From the listing, collect all lines containing the word "this".

--- BEGIN Data lines ---

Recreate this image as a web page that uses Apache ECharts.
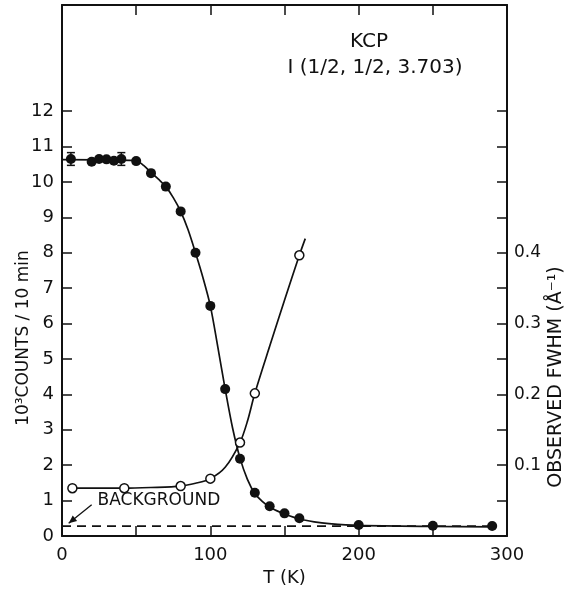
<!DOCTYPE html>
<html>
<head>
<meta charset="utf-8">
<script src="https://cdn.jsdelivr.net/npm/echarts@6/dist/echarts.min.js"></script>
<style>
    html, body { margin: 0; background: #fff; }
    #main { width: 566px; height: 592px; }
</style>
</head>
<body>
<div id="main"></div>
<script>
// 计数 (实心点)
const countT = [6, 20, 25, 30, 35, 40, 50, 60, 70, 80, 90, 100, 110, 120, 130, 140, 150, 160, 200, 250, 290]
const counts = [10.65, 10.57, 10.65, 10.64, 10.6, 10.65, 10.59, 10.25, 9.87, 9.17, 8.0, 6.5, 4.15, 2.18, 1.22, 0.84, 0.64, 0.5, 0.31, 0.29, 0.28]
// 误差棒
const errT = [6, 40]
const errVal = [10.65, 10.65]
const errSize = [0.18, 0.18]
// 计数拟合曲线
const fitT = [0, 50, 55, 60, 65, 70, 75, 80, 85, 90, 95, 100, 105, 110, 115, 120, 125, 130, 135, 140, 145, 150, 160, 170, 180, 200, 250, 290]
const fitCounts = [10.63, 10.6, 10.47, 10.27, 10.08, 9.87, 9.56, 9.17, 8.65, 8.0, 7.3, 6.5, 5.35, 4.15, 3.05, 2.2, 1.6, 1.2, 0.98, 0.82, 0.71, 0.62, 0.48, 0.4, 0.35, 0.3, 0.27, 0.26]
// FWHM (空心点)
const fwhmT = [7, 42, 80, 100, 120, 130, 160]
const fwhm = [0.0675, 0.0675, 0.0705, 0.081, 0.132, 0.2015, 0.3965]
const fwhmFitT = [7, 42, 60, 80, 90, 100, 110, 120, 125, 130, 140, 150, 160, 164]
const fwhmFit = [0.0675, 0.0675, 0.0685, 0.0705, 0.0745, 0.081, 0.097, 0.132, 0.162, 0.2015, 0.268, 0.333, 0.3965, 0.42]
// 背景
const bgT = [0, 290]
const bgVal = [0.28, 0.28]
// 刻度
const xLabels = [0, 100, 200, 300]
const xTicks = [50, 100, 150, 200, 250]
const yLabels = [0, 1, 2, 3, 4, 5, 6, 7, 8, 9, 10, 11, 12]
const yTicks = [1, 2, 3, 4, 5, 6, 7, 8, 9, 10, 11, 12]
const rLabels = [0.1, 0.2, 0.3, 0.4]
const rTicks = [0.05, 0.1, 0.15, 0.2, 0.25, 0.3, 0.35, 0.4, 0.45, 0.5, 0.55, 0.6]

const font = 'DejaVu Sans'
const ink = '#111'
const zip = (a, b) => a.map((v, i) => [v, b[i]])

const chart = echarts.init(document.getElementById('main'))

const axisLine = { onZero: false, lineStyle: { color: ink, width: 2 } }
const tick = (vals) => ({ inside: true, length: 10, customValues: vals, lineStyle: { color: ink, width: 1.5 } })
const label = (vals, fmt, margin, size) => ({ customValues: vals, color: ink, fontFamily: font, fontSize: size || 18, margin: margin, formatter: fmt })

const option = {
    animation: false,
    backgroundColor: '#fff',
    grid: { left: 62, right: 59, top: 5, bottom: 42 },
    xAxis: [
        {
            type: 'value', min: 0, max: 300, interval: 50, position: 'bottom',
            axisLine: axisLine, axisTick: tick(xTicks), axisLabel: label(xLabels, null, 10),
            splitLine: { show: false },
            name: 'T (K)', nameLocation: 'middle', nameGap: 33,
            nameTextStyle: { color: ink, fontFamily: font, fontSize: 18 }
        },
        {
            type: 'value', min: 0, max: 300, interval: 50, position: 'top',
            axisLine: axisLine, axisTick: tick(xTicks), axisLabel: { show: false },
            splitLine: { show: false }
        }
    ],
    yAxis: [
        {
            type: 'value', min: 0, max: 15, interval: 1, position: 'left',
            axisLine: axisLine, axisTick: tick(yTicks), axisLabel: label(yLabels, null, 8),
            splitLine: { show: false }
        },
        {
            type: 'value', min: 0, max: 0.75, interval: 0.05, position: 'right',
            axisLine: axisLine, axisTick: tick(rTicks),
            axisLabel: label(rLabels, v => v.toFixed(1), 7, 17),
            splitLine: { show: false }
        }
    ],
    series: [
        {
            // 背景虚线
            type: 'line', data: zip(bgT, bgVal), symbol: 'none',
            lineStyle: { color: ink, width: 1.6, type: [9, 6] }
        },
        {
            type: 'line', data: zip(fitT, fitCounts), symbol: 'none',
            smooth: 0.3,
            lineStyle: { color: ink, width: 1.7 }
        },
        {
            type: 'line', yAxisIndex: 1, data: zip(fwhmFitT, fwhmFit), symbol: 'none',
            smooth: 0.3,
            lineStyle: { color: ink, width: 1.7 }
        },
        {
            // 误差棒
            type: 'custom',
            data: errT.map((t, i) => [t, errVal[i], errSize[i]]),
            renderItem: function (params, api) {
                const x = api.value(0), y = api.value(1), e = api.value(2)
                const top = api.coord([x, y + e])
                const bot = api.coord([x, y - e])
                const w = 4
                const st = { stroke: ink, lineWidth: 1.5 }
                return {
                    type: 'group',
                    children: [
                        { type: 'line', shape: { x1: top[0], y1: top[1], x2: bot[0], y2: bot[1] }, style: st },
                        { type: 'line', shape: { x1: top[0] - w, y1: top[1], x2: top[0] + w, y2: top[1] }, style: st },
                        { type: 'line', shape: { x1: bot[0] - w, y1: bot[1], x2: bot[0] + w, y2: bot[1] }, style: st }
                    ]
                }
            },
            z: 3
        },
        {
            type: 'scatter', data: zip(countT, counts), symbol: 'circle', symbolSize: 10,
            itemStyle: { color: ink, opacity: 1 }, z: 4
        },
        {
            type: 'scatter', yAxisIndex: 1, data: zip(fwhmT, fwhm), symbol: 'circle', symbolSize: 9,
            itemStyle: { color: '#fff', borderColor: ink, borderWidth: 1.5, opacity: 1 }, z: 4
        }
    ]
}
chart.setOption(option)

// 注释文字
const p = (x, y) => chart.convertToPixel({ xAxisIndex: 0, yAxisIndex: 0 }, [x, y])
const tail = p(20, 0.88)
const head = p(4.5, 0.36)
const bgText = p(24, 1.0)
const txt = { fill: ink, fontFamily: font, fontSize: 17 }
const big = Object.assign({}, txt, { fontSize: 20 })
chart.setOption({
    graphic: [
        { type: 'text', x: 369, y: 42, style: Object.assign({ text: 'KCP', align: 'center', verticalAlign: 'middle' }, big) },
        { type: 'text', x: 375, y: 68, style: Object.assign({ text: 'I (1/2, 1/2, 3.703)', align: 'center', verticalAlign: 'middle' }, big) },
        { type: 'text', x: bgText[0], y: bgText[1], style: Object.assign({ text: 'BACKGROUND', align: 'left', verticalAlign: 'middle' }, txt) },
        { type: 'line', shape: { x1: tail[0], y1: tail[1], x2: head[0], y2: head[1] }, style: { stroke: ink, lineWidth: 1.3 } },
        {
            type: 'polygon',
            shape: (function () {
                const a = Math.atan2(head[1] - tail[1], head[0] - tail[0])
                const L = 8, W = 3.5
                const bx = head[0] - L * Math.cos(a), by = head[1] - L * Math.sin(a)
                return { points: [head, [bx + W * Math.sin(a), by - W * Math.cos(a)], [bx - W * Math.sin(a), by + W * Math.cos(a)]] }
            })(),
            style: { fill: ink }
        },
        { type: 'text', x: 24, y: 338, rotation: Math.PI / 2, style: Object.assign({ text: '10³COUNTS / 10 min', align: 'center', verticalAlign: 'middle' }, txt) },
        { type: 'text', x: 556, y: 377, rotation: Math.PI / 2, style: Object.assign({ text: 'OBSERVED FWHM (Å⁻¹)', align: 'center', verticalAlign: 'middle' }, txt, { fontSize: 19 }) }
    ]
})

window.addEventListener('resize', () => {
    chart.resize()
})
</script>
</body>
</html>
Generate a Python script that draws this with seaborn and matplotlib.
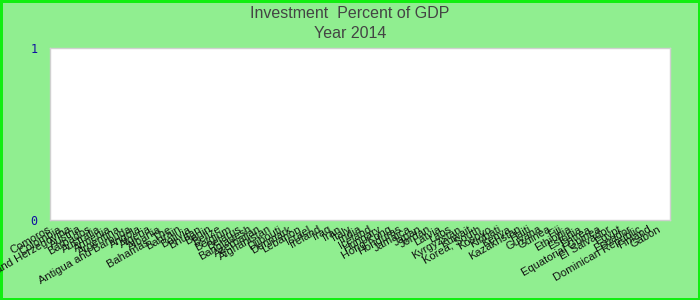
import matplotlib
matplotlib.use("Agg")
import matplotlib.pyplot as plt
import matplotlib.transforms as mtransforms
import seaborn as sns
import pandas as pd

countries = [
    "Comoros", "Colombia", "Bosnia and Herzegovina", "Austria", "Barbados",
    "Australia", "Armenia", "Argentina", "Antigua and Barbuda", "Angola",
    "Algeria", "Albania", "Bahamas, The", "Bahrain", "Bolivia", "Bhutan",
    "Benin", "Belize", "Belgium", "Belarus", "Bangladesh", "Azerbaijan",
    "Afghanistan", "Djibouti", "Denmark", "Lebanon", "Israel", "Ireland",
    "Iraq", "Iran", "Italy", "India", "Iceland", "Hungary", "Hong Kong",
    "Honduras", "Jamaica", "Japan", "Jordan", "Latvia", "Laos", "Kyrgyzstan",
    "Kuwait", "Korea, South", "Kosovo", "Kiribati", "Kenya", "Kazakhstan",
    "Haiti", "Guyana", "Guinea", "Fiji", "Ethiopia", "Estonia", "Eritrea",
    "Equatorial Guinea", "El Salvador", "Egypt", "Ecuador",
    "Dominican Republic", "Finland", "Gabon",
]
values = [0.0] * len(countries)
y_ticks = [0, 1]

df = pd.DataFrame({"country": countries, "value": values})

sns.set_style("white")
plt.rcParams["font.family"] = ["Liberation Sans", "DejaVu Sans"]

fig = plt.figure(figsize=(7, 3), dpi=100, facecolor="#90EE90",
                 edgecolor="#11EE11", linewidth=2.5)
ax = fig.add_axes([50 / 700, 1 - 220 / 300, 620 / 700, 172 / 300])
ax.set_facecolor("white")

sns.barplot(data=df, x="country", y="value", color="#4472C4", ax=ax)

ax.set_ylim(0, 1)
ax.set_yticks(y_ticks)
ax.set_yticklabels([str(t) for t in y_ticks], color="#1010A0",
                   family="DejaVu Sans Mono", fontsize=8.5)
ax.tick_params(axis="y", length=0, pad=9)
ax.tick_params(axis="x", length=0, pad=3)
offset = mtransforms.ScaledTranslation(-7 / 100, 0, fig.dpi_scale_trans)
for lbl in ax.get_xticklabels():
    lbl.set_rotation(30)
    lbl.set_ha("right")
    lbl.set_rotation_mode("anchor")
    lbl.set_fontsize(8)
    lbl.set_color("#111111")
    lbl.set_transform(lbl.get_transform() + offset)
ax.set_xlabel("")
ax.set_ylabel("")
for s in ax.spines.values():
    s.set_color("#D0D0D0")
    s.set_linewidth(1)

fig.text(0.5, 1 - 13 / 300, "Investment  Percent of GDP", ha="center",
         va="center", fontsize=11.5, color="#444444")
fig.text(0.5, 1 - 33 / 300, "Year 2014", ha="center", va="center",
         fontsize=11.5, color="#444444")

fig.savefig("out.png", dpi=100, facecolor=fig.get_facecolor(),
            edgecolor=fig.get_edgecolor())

--- END Data lines ---

▶ _Written solution_:
Recreate this image as a web page that uses Apache ECharts.
Generate a Python script that draws this with seaborn and matplotlib.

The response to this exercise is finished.